After that, I’d recommend reading through the PAS 2050 guide to learn more. Pick an organisation you’d want to certify your product as carbon neutral and set up a call. We picked CarbonFund.org because they can mark products as Climate Pledge Friendly on amazon. Also, try to find an independent expert that can give you some pointers and critically review your work. For that, we’d recommend Fishwick Environmental.
You’re being very generous with your information, Ceri; thank you. And out of interest, what do you think is the future in this space?
I can definitely see a future where it’s a requirement for every product to have an associated carbon footprint figure. I can just imagine it being right next to the price on supermarket shelves or on receipts. It’s probably the only way to bring real awareness, and to influence consumers to pick low-carbon options. So, we think it’s a good idea for firms to get started.
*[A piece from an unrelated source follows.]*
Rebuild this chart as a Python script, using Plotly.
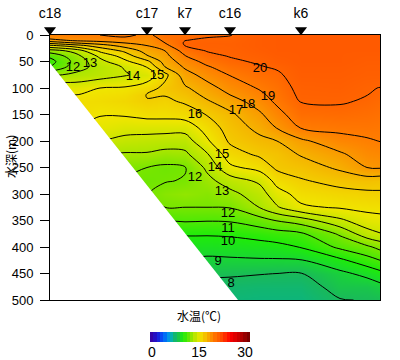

What’s next for Confident Games?
Our overall focus is to continue to grow the Confident? brand and make it a globally-popular game. We’re hoping to launch it in a couple more languages next year. We’re also working on some entirely new family party games, but we’ll only launch them if we and playtesters think they’re bloody brilliant!
Well, I wish you all the best with that – Confident? is a hard act to follow. Final question… The first time we did a Mojo Nation interview, I neglected to ask… What’s the most interesting thing on your desk?
It would have to be a calendar that a friend of mine made with personalised photos. I’m in a Fantasy Football league, and whoever comes last each season has to create a calendar for the rest… But everyone else decides the photos they have to include! For this month, there’s a photo of my friend in his wife’s wedding dress holding a piece of paper that says, ‘In sickness and in health of Josh King’ – a player he seems to love! Weird, I know!
Not in the least. In fact, I’d’ve been disappointed if you’ve said anything else! Well, Ceri, lets wrap it up there: you’ve been incredibly generous with your time and knowledge, and I know for a fact people will appreciate the detail you’ve gone into. Thank you so much.